Marolles-en-Brie (/fr/, literally Marolles in Brie) is a commune in the Val-de-Marne department, in the southeastern suburbs of Paris, France. It is located 20.2 km from the center of Paris.

==Toponymy==
The name Marolles has several theories regarding its origin. One theory derives it from the Latin materia, meaning 'timber'. Another derives it from the Celtic marasialo, meaning 'large clearing'. It could perhaps derive from the Latin for 'fief of the marshes', or marroliis, meaning 'sacred land of the marsh'.

==Transport==
Marolles-en-Brie is served by no station of the Paris Métro, RER, or suburban rail network. The closest station to Marolles-en-Brie is Boissy-Saint-Léger station on Paris RER line A. This station is located in the neighboring commune of Boissy-Saint-Léger, 4 km from the town center of Marolles-en-Brie.
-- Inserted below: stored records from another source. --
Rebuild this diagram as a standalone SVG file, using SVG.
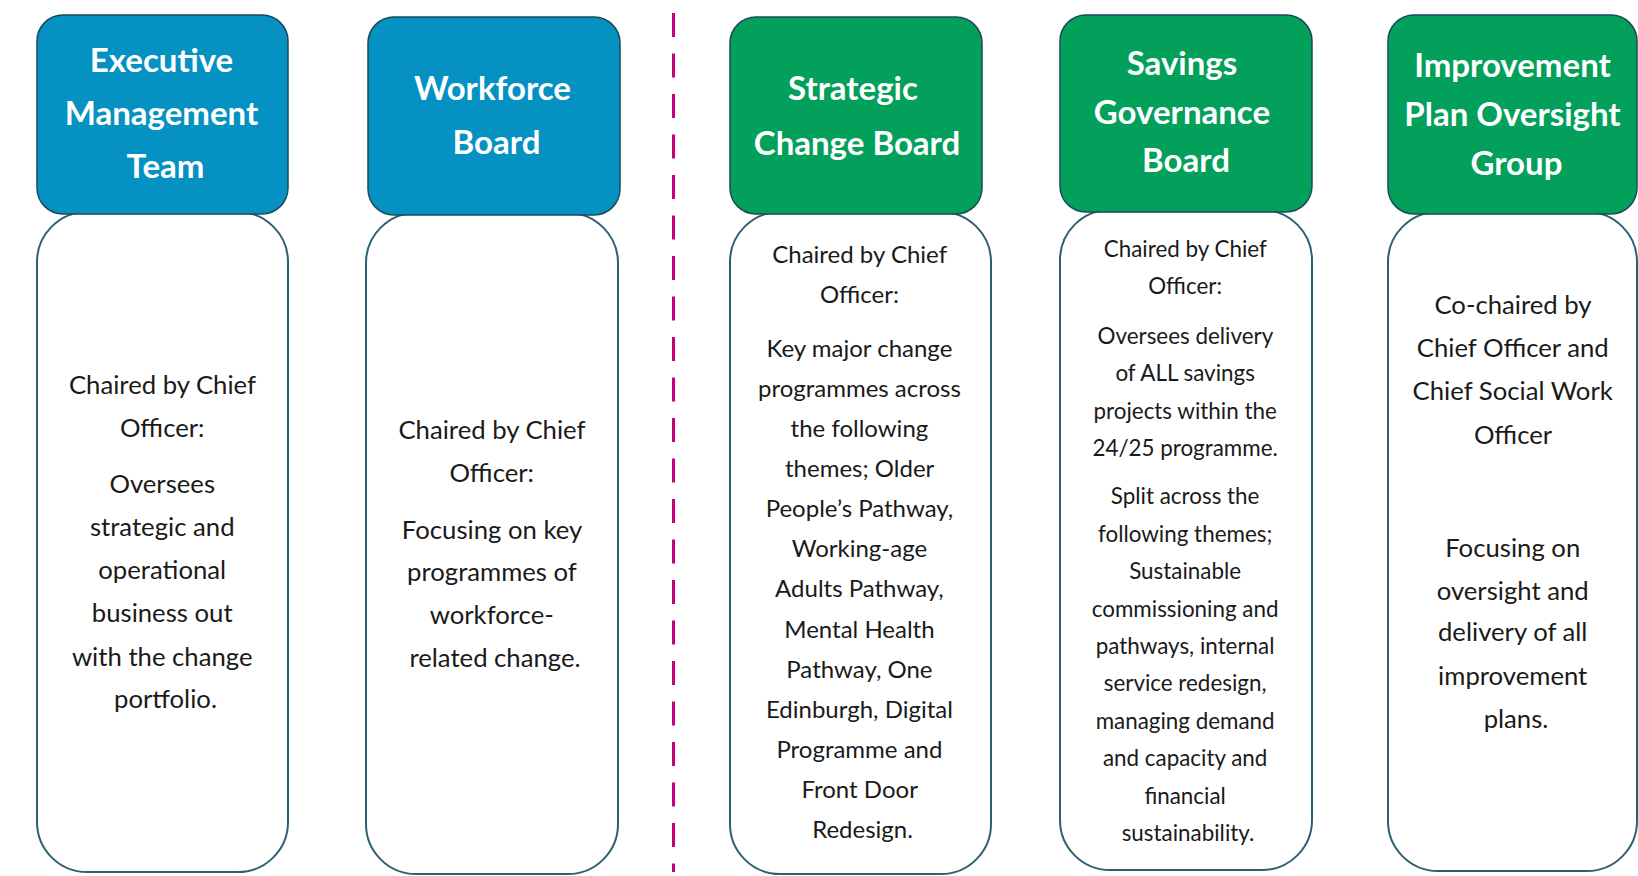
<svg xmlns="http://www.w3.org/2000/svg" width="1638" height="876" viewBox="0 0 1638 876">
  <style>
    .hdr-blue { fill: #0591C1; stroke: #1A4A5C; stroke-width: 1.5; }
    .hdr-green { fill: #03A05B; stroke: #1A4A5C; stroke-width: 1.5; }
    .body { fill: #FFFFFF; stroke: #2F5F73; stroke-width: 2; }
    .ht { font-family: Lato, "Liberation Sans", sans-serif; font-weight: 700; font-size: 33px; fill: #FFFFFF; text-anchor: middle; }
    .bt { font-family: Lato, "Liberation Sans", sans-serif; font-size: 25.7px; fill: #1A1A1A; text-anchor: middle; }
    .bt-m { font-size: 24px; }
    .bt-s { font-size: 22.4px; }
    .divider { stroke: #C4007A; stroke-width: 3; stroke-dasharray: 24 16.5; fill: none; }
  </style>

  <rect width="1638" height="876" fill="#FFFFFF"/>

  <!-- separator between the two groups of boards -->
  <g id="connectors">
    <line class="divider" x1="673.5" y1="13" x2="673.5" y2="872"/>
  </g>

  <!-- Executive Management Team -->
  <g id="executive-management-team">
    <rect class="body" x="37" y="212" width="251" height="660" rx="50" ry="50"/>
    <rect class="hdr-blue" x="37" y="15" width="251" height="199" rx="26" ry="26"/>
    <text class="ht">
      <tspan x="165.5" y="72">Executive</tspan>
      <tspan x="165.5" y="125">Management</tspan>
      <tspan x="165.5" y="178">Team</tspan>
    </text>
    <text class="bt">
      <tspan x="165.5" y="394">Chaired by Chief</tspan>
      <tspan x="165.5" y="437">Officer:</tspan>
      <tspan x="165.5" y="493">Oversees</tspan>
      <tspan x="165.5" y="536">strategic and</tspan>
      <tspan x="165.5" y="579">operational</tspan>
      <tspan x="165.5" y="622">business out</tspan>
      <tspan x="165.5" y="666">with the change</tspan>
      <tspan x="165.5" y="708">portfolio.</tspan>
    </text>
  </g>

  <!-- Workforce Board -->
  <g id="workforce-board">
    <rect class="body" x="366" y="213" width="252" height="661" rx="50" ry="50"/>
    <rect class="hdr-blue" x="368" y="17" width="252" height="198" rx="26" ry="26"/>
    <text class="ht">
      <tspan x="496.5" y="100">Workforce</tspan>
      <tspan x="496.5" y="154">Board</tspan>
    </text>
    <text class="bt">
      <tspan x="495" y="439">Chaired by Chief</tspan>
      <tspan x="495" y="482">Officer:</tspan>
      <tspan x="495" y="539">Focusing on key</tspan>
      <tspan x="495" y="581">programmes of</tspan>
      <tspan x="495" y="624">workforce-</tspan>
      <tspan x="495" y="667">related change.</tspan>
    </text>
  </g>

  <!-- Strategic Change Board -->
  <g id="strategic-change-board">
    <rect class="body" x="730" y="212" width="261" height="662" rx="50" ry="50"/>
    <rect class="hdr-green" x="730" y="17" width="252" height="197" rx="26" ry="26"/>
    <text class="ht">
      <tspan x="857" y="100">Strategic</tspan>
      <tspan x="857" y="155">Change Board</tspan>
    </text>
    <text class="bt bt-m">
      <tspan x="862.5" y="262.6">Chaired by Chief</tspan>
      <tspan x="862.5" y="303.3">Officer:</tspan>
      <tspan x="862.5" y="356.6">Key major change</tspan>
      <tspan x="862.5" y="396.7">programmes across</tspan>
      <tspan x="862.5" y="436.9">the following</tspan>
      <tspan x="862.5" y="477">themes; Older</tspan>
      <tspan x="862.5" y="517.1">People’s Pathway,</tspan>
      <tspan x="862.5" y="557.3">Working-age</tspan>
      <tspan x="862.5" y="597.4">Adults Pathway,</tspan>
      <tspan x="862.5" y="637.5">Mental Health</tspan>
      <tspan x="862.5" y="677.6">Pathway, One</tspan>
      <tspan x="862.5" y="717.8">Edinburgh, Digital</tspan>
      <tspan x="862.5" y="757.9">Programme and</tspan>
      <tspan x="862.5" y="798">Front Door</tspan>
      <tspan x="862.5" y="838.2">Redesign.</tspan>
    </text>
  </g>

  <!-- Savings Governance Board -->
  <g id="savings-governance-board">
    <rect class="body" x="1060" y="210" width="252" height="660" rx="50" ry="50"/>
    <rect class="hdr-green" x="1060" y="15" width="252" height="197" rx="26" ry="26"/>
    <text class="ht">
      <tspan x="1186" y="75">Savings</tspan>
      <tspan x="1186" y="124">Governance</tspan>
      <tspan x="1186" y="172">Board</tspan>
    </text>
    <text class="bt bt-s">
      <tspan x="1188" y="257">Chaired by Chief</tspan>
      <tspan x="1188" y="293.5">Officer:</tspan>
      <tspan x="1188" y="343.6">Oversees delivery</tspan>
      <tspan x="1188" y="381.2">of ALL savings</tspan>
      <tspan x="1188" y="418.8">projects within the</tspan>
      <tspan x="1188" y="456.4">24/25 programme.</tspan>
      <tspan x="1188" y="504.4">Split across the</tspan>
      <tspan x="1188" y="541.8">following themes;</tspan>
      <tspan x="1188" y="579.2">Sustainable</tspan>
      <tspan x="1188" y="616.6">commissioning and</tspan>
      <tspan x="1188" y="654">pathways, internal</tspan>
      <tspan x="1188" y="691.4">service redesign,</tspan>
      <tspan x="1188" y="728.8">managing demand</tspan>
      <tspan x="1188" y="766.2">and capacity and</tspan>
      <tspan x="1188" y="803.6">financial</tspan>
      <tspan x="1188" y="841">sustainability.</tspan>
    </text>
  </g>

  <!-- Improvement Plan Oversight Group -->
  <g id="improvement-plan-oversight-group">
    <rect class="body" x="1388" y="212" width="249" height="659" rx="50" ry="50"/>
    <rect class="hdr-green" x="1388" y="15" width="249" height="199" rx="26" ry="26"/>
    <text class="ht">
      <tspan x="1516.5" y="77">Improvement</tspan>
      <tspan x="1516.5" y="126">Plan Oversight</tspan>
      <tspan x="1516.5" y="175">Group</tspan>
    </text>
    <text class="bt">
      <tspan x="1516" y="314.3">Co-chaired by</tspan>
      <tspan x="1516" y="357.2">Chief Officer and</tspan>
      <tspan x="1516" y="400">Chief Social Work</tspan>
      <tspan x="1516" y="443.9">Officer</tspan>
      <tspan x="1516" y="556.7">Focusing on</tspan>
      <tspan x="1516" y="599.6">oversight and</tspan>
      <tspan x="1516" y="641.3">delivery of all</tspan>
      <tspan x="1516" y="685.2">improvement</tspan>
      <tspan x="1516" y="728">plans.</tspan>
    </text>
  </g>
</svg>
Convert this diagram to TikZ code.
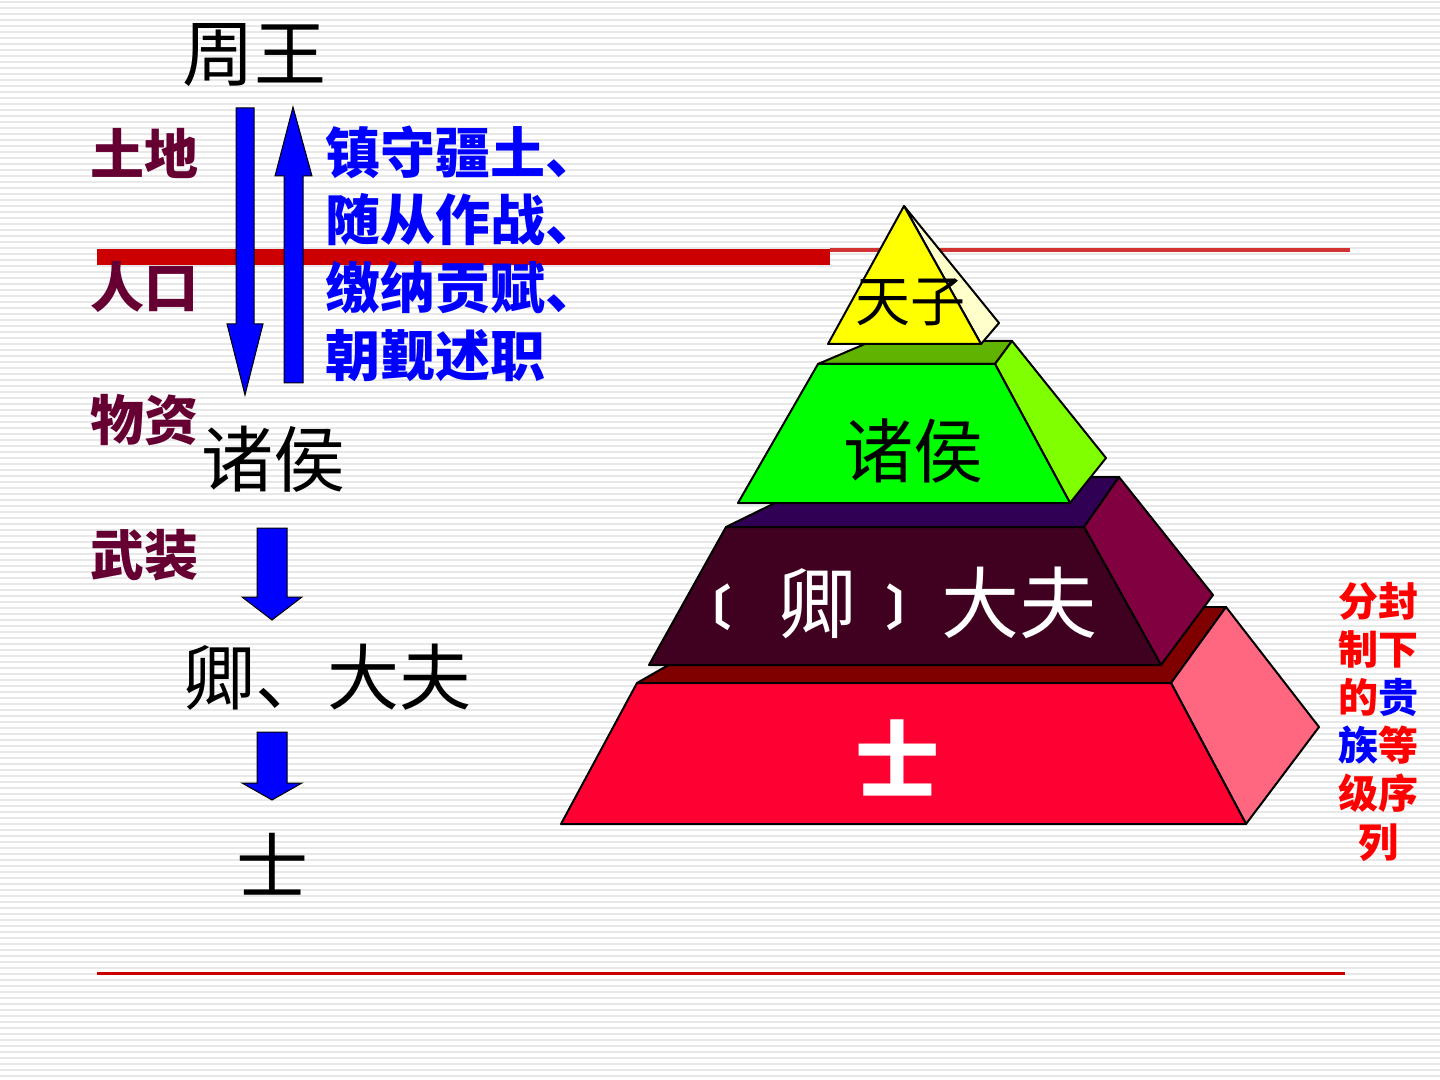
\documentclass[tikz,border=0pt]{standalone}
\usepackage{fontspec}
\newfontfamily\cjk{Noto Sans CJK SC}
\definecolor{labmaroon}{RGB}{102,0,51}
\definecolor{barred}{RGB}{204,0,0}
\definecolor{thinred}{RGB}{210,50,50}
\definecolor{ylwfront}{RGB}{255,255,0}
\definecolor{ylwside}{RGB}{255,255,204}
\definecolor{grnfront}{RGB}{0,255,0}
\definecolor{grntop}{RGB}{96,180,0}
\definecolor{grnside}{RGB}{128,255,0}
\definecolor{purtop}{RGB}{48,0,84}
\definecolor{purfront}{RGB}{64,0,32}
\definecolor{purside}{RGB}{128,0,64}
\definecolor{redtop}{RGB}{128,0,0}
\definecolor{redfront}{RGB}{255,0,51}
\definecolor{redside}{RGB}{255,102,128}
\definecolor{stripe}{RGB}{232,232,232}
\tikzset{
  blk/.style={font=\cjk\fontsize{36}{40}\selectfont, text=black, inner sep=0pt},
  lab/.style={font=\cjk\bfseries\fontsize{27}{30}\selectfont, text=labmaroon, inner sep=0pt},
  duty/.style={font=\cjk\bfseries\fontsize{27.5}{33.8}\selectfont, text=blue, inner sep=0pt, align=left},
  blockarrow/.style={fill=blue, draw=black, line width=0.5pt, line join=miter},
  face/.style={draw=black, line width=1pt, line join=round},
  ptext/.style={font=\cjk, inner sep=0pt},
}
\newcommand{\smallbr}[1]{\raisebox{3.5pt}{\bfseries\fontsize{24}{25}\selectfont #1}}
\begin{document}
\begin{tikzpicture}[x=0.5pt,y=-0.5pt]
\useasboundingbox (0,0) rectangle (1440,1080);
% background stripes
\fill[white] (0,0) rectangle (1440,1080);
\foreach \yy in {2,8,...,1080} {\draw[stripe, line width=1.1pt] (0,\yy) -- (1440,\yy);}
% red lines
\fill[barred] (97,249) rectangle (830,265);
\draw[thinred, line width=2pt] (830,250.5) -- (1350,250.5);
\draw[barred, line width=1.4pt] (97,973.5) -- (1345,973.5);

% left column
\node[blk] (zhouwang) at (254,55) {周王};
\node[blk] (zhuhou) at (273,459) {诸侯};
\node[blk] (qingdafu) at (327,677) {卿、大夫};
\node[blk] (shi) at (272,864) {士};
\node[lab] (tudi) at (144,153) {土地};
\node[lab] (renkou) at (144,287) {人口};
\node[lab] (wuzi) at (144,420) {物资};
\node[lab] (wuzhuang) at (144,555) {武装};
\node[duty, anchor=west] (duties) at (325,253.5) {镇守疆土、\\随从作战、\\缴纳贡赋、\\朝觐述职};

% long arrows
\draw[blockarrow] (236,108) -- (254,108) -- (254,324) -- (263,324) -- (245,395) -- (227,324) -- (236,324) -- cycle;
\draw[blockarrow] (284,383) -- (303,383) -- (303,176) -- (312,176) -- (293,107) -- (275,176) -- (284,176) -- cycle;
% short arrows
\draw[blockarrow] (257,528) -- (287,528) -- (287,597) -- (302,597) -- (272,620) -- (242,597) -- (257,597) -- cycle;
\draw[blockarrow] (257,732) -- (287,732) -- (287,783) -- (302,783) -- (272,800) -- (242,783) -- (257,783) -- cycle;

% pyramid: bottom tier
\draw[face, fill=redtop] (637,683) -- (1171,683) -- (1226,607) -- (770,607) -- cycle;
\draw[face, fill=redside] (1171,683) -- (1226,607) -- (1319,727) -- (1246,824) -- cycle;
\draw[face, fill=redfront] (637,683) -- (1171,683) -- (1246,824) -- (561,824) -- cycle;
% second tier
\draw[face, fill=purtop] (726,527) -- (1084,527) -- (1119,477) -- (828,477) -- cycle;
\draw[face, fill=purside] (1084,527) -- (1119,477) -- (1213,595) -- (1161,665) -- cycle;
\draw[face, fill=purfront] (726,527) -- (1084,527) -- (1161,665) -- (649,665) -- cycle;
% third tier
\draw[face, fill=grntop] (818,364) -- (995,364) -- (1012,341) -- (872,341) -- cycle;
\draw[face, fill=grnside] (995,364) -- (1012,341) -- (1106,458) -- (1070,503) -- cycle;
\draw[face, fill=grnfront] (818,364) -- (995,364) -- (1070,503) -- (738,503) -- cycle;
% apex
\draw[face, fill=ylwside] (904,206) -- (999,323) -- (981,344) -- cycle;
\draw[face, fill=ylwfront] (904,206) -- (981,344) -- (828,344) -- cycle;

\node[ptext, font=\cjk\fontsize{27.5}{30}\selectfont] (tianzi) at (910,302) {天子};
\node[ptext, font=\cjk\fontsize{35}{38}\selectfont] (zhuhou2) at (913,451) {诸侯};
\node[ptext, font=\cjk\fontsize{39}{42}\selectfont, text=white, anchor=west] (qing2) at (683,603)
 {\smallbr{〔}\hspace{23.5pt}卿\hspace{15pt}\smallbr{〕}\hspace{3.5pt}大夫};
\node[ptext, font=\cjk\bfseries\fontsize{42}{45}\selectfont, text=white] (shi2) at (897,758) {士};

% right caption
\node[ptext, font=\cjk\bfseries\fontsize{20}{24.1}\selectfont, text=red, align=center] (caption) at (1378,721.5)
 {分封\\制下\\的\textcolor{blue}{贵}\\\textcolor{blue}{族}等\\级序\\列};
\end{tikzpicture}
\end{document}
There is a line ( the line 4012 ) of buses which links the Boissy Saint-Léger's RER station and Marolles-en-Brie.

==Education==
The primary schools in the commune are École maternelle des Buissons (preschool/nursery school), École élémentaire des Buissons, and École maternelle et élémentaire de la Forêt (combined preschool and elementary). Students may attend Collège Georges Brassens (junior high school) in Santeny and Lycée Guillaume Budé in Limeil-Brévannes.